I have been a victim of many such cynics and in our society, we come across a lot of them. Many of my decisions were put off for fear of ridicule and disapproval by cynics in the guise of critics. It is quite hard to isolate a cynic from a crowd of critics. Only after iterative sampling, does one identify the true cynic. But perhaps, it could be too late by then.
While a cynic at least provides a chance to sit and ponder over what went wrong - the usual jambory of root cause analysis and preventive action, the cunning sycophant rarely displays a lapse in his behavior. A sycophant is a veiled cynic who goes one step further by disorienting his target by not standing in opposition, but showering him with flattery, hiding his flaws and closing all exits to a path of correction and retribution ultimately leading to the latter's downfall. The sycophants are anything but loyal and faithful. They are like parasites, feeding on the very body over which it survives. The demise of the body gives the parasite an opportunity to move onto another. Perhaps, these sycophants were the reason for the downfall of mighty rulers and dictators whose rash decisions were met with approving nods of his yes men which led them to their doom.

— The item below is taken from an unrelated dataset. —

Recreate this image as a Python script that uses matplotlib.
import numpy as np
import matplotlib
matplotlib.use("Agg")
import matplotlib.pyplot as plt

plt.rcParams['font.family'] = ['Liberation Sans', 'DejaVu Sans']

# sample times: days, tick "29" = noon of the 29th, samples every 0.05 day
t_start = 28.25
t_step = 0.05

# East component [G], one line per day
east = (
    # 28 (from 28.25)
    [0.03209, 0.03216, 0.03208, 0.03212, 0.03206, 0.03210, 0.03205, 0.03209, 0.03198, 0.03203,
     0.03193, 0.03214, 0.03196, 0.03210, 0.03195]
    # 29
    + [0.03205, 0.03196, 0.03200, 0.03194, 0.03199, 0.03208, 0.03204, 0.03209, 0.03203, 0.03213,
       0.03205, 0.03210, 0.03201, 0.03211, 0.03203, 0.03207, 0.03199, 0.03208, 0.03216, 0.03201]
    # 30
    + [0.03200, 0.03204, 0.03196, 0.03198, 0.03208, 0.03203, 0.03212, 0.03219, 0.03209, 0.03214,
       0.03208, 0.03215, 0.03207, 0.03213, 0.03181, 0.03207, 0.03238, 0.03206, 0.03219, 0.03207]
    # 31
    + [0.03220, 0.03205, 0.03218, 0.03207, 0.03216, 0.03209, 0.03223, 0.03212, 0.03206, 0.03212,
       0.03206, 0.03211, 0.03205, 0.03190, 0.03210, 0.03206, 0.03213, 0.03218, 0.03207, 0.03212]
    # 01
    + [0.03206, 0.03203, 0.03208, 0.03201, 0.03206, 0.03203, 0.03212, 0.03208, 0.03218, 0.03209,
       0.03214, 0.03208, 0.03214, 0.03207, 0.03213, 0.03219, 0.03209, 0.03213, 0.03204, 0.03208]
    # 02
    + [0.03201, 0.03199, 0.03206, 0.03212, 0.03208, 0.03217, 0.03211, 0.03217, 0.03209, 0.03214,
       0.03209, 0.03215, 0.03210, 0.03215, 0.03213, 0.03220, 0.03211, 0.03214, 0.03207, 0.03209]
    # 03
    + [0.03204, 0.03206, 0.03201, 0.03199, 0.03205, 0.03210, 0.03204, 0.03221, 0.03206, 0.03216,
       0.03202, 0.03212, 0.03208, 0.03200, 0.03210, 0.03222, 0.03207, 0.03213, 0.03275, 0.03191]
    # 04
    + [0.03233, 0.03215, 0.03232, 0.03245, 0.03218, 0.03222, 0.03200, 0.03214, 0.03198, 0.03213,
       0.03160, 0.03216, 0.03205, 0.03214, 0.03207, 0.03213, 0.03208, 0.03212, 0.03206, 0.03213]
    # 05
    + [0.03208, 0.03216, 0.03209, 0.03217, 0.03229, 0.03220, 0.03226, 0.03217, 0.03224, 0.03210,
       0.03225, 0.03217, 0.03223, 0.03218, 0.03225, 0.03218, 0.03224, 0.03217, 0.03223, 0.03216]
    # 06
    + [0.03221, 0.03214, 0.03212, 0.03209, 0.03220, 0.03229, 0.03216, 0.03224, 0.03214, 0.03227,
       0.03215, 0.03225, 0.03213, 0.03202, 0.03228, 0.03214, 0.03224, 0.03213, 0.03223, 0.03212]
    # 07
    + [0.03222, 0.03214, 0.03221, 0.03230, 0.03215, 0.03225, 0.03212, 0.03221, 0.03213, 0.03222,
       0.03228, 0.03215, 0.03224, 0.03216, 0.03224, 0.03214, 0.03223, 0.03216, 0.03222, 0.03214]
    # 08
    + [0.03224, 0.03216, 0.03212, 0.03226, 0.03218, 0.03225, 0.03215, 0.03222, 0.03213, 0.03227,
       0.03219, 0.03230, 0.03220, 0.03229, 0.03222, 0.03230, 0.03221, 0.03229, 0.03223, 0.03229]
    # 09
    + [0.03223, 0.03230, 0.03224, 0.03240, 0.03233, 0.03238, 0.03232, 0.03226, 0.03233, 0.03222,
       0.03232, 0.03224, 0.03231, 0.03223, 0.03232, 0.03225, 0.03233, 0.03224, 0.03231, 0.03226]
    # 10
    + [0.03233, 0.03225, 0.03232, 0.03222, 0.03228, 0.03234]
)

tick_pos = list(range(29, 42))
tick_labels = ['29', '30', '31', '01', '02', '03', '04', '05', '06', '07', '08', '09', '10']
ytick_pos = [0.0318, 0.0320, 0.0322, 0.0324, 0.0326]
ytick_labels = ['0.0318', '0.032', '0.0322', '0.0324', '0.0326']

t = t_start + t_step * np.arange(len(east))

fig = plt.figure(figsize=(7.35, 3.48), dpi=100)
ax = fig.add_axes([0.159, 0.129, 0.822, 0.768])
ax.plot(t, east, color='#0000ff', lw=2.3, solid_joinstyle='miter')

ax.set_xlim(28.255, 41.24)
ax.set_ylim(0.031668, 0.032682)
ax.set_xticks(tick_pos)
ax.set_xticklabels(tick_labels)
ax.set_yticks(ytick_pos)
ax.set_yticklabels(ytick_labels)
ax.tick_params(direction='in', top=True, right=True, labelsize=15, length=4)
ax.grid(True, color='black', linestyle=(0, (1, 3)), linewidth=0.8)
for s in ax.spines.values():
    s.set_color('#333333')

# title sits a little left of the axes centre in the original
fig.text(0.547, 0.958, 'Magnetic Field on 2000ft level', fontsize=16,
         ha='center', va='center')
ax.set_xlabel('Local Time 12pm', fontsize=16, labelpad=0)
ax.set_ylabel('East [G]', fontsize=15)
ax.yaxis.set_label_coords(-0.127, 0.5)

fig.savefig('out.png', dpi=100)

Flattery may boost the self confidence and esteem, but an excess of it and a lack of constructive criticism results in ballooning of the ego and there the descent starts. Leaders , kings and statesmen are always surrounded by sycophants. What sets them apart from the rest and makes them great leaders, great kings and great statesmen is their ability to read apart a true loyalist from a bunch of yes men. A small story to illustrate this.

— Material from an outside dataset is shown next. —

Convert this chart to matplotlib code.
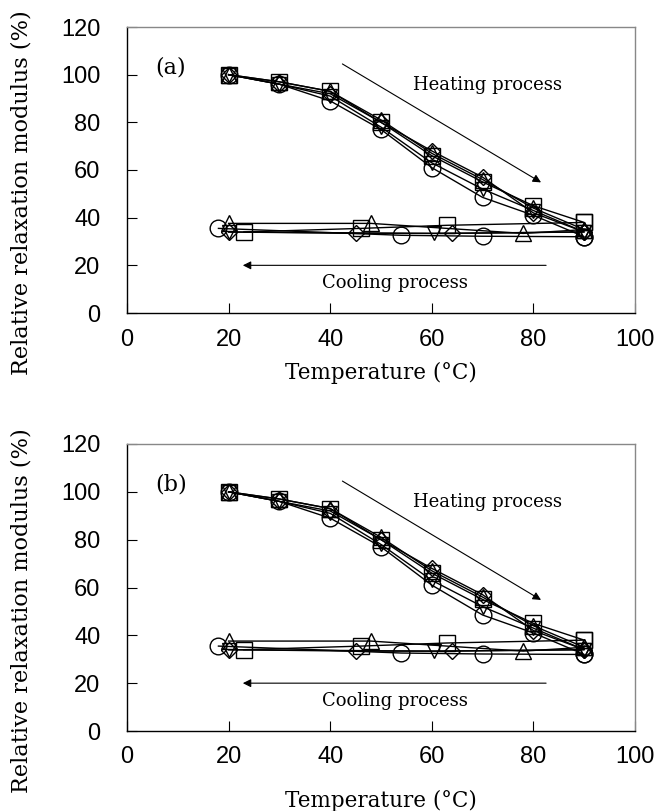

We all have heard the fabulous tales of Raja Birbal's extraordinary wit and presence of mind. He was one of the Nava Ratnas of Emperor Akbar's court. A brief incident which stands testimony to Birbal's loyalty and love for his emperor and the great Emperor's unambiguous thinking.

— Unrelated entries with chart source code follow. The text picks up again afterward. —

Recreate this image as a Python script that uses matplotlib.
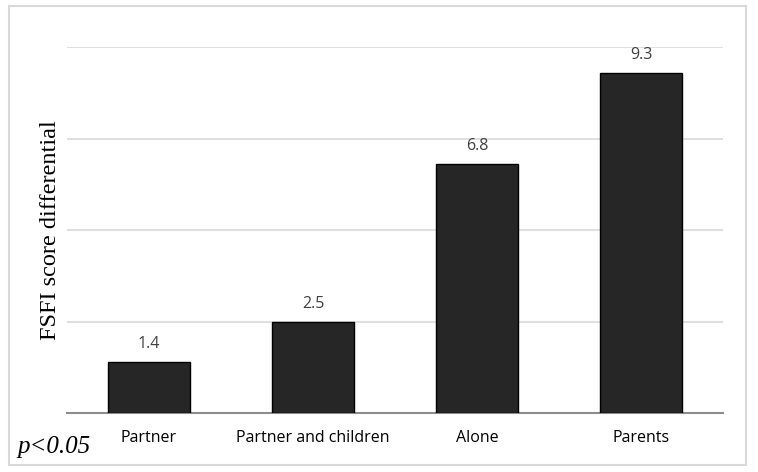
import matplotlib.pyplot as plt
from matplotlib.patches import Rectangle

# Data
categories = ["Partner", "Partner and children", "Alone", "Parents"]
values = [1.4, 2.5, 6.8, 9.3]
value_labels = ["1.4", "2.5", "6.8", "9.3"]

BAR_COLOR = "#262626"
GRID_COLOR = "#d9d9d9"


def main():
    fig = plt.figure(figsize=(7.58, 4.72), dpi=100)
    ax = fig.add_axes([67 / 758, 1 - 413 / 472, 656 / 758, 366 / 472])

    x = range(len(categories))
    ax.bar(x, values, width=0.5, color=BAR_COLOR, edgecolor="black", linewidth=1, zorder=3)

    for xi, v, lab in zip(x, values, value_labels):
        ax.annotate(lab, (xi, v), xytext=(0, 7), textcoords="offset points",
                    ha="center", va="bottom", fontsize=11.5, color="#404040",
                    family="Open Sans")

    ax.set_xlim(-0.5, len(categories) - 0.5)
    ax.set_ylim(0, 10)
    ax.set_yticks([2.5, 5, 7.5, 10])
    ax.yaxis.grid(True, color=GRID_COLOR, linewidth=1.2, zorder=0)
    ax.tick_params(axis="y", left=False, labelleft=False)
    ax.tick_params(axis="x", bottom=False, pad=9)
    ax.set_xticks(list(x))
    ax.set_xticklabels(categories, fontsize=11.5, family="Open Sans")

    for side in ["top", "right", "left"]:
        ax.spines[side].set_visible(False)
    ax.spines["bottom"].set_color("#8c8c8c")
    ax.spines["bottom"].set_linewidth(1.5)

    fig.text(51 / 758, 1 - 230 / 472, "FSFI score differential", rotation=90,
             ha="center", va="center", fontsize=17.5, family="Liberation Serif")
    fig.text(17 / 758, 1 - 453 / 472, "p<0.05", ha="left", va="baseline",
             fontsize=18, style="italic", family="Liberation Serif")

    fig.patches.append(Rectangle((9 / 758, 1 - 465 / 472), 737 / 758, 459 / 472,
                                 transform=fig.transFigure, fill=False,
                                 edgecolor=GRID_COLOR, linewidth=1.5))

    fig.savefig("out.png", dpi=100)


if __name__ == "__main__":
    main()
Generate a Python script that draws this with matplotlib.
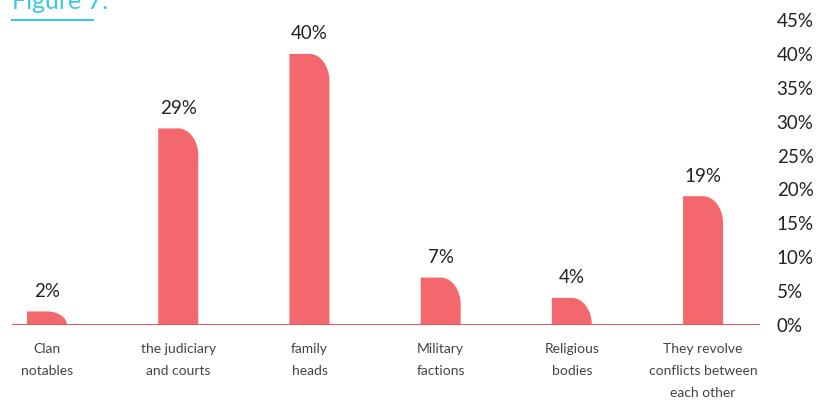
import matplotlib
matplotlib.use("Agg")
import matplotlib.pyplot as plt
from matplotlib.path import Path
from matplotlib.patches import PathPatch
import numpy as np

categories = ["Clan\nnotables", "the judiciary\nand courts", "family\nheads",
              "Military\nfactions", "Religious\nbodies", "They revolve\nconflicts between\neach other"]
values = [2, 29, 40, 7, 4, 19]
value_labels = ["2%", "29%", "40%", "7%", "4%", "19%"]
yticks = [0, 5, 10, 15, 20, 25, 30, 35, 40, 45]
ytick_labels = ["0%", "5%", "10%", "15%", "20%", "25%", "30%", "35%", "40%", "45%"]

W, H = 816, 403
fig = plt.figure(figsize=(W / 100, H / 100), dpi=100)
plt.rcParams['font.family'] = ['Lato', 'DejaVu Sans']

ax_l, ax_r, ax_b, ax_t = 12, 760, 325, 20
ax = fig.add_axes([ax_l / W, (H - ax_b) / H, (ax_r - ax_l) / W, (ax_b - ax_t) / H])

bar_color = "#F2686C"
x0, x1 = -0.267, 5.434
ax.set_xlim(x0, x1)
ax.set_ylim(0, 45)

px_per_x = (ax_r - ax_l) / (x1 - x0)
px_per_y = (ax_b - ax_t) / 45.0
bw = 40 / px_per_x
ry_default = 27 / px_per_y
k = 0.5523

for i, v in enumerate(values):
    left = i - bw / 2
    right = i + bw / 2
    rx = bw / 2
    ry = min(ry_default, v)
    verts = [
        (left, 0), (left, v), (right - rx, v),
        (right - rx + k * rx, v), (right, v - ry + k * ry), (right, v - ry),
        (right, 0), (left, 0)
    ]
    codes = [Path.MOVETO, Path.LINETO, Path.LINETO,
             Path.CURVE4, Path.CURVE4, Path.CURVE4,
             Path.LINETO, Path.CLOSEPOLY]
    ax.add_patch(PathPatch(Path(verts, codes), facecolor=bar_color, edgecolor='none'))
    ax.text(i, v + 20 / px_per_y, value_labels[i], ha='center', va='center',
            fontsize=13.5, color='#222222')

ax.axhline(0, color='#E9575C', lw=1.5, zorder=3)

for s in ax.spines.values():
    s.set_visible(False)
ax.yaxis.tick_right()
ax.set_yticks(yticks)
ax.set_yticklabels(ytick_labels, fontsize=13.5, color='#222222')
ax.tick_params(axis='y', length=0, pad=12)
ax.set_xticks(range(len(categories)))
ax.set_xticklabels(categories, fontsize=10, color='#444444', linespacing=2.0, va='top')
ax.tick_params(axis='x', length=0, pad=13)
for lbl in ax.get_yticklabels():
    lbl.set_horizontalalignment('left')

# Title (cut off at top)
fig.text(12 / W, 1 - 9 / H, "Figure 7:", fontsize=18, color='#3EC6E8', ha='left', va='baseline')
fig.add_artist(plt.Line2D([12 / W, 93 / W], [1 - 20 / H, 1 - 20 / H], color='#3EC6E8', lw=1.5))

fig.savefig("out.png", dpi=100)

One day Emperor Akbar and Birbal are just striding their horses on a leisurely round about, when they come across a field of vegetables. Emperor Akbar notices a section of the field laden with cabbages and exclaims "what a great vegetable this cabbage is! I love cabbages" to which Birbal responds "Indeed, your highness, the cabbage is the king of the vegetables" and they move on. A few days later, when the duo come across the same field growing cabbages, the great Emperor's opinion has seen a drastic change and this time around he remarks "these cabbages do not measure up to an Emperor's taste buds, these are useless weeds" to which Birbal responds, "Very true your Majesty, cabbages do not deserve any praise". The Emperor is taken aback at the response of this wisest of his courtsmen and demands an explanation for his change in opinion. Birbal, known for his wit and humor, replies "Your Highness, I am your servant, not of the cabbage".Emperor Akbar clearly read through this reply and was immensely happy at the outcome of the small test he had put across. Birbal, in this incident may have sounded like a genuine sycophant, but the wise Emperor was smart enough to identify Birbal as his faithful follower.
Both cynics and sycophants are akin to the overgrown weeds in your backyard which requires frequent de-weeding. They are both not supportive of a person's growth. Therefore, it is always best to take both harsh criticism and overt flattery with a pinch of salt.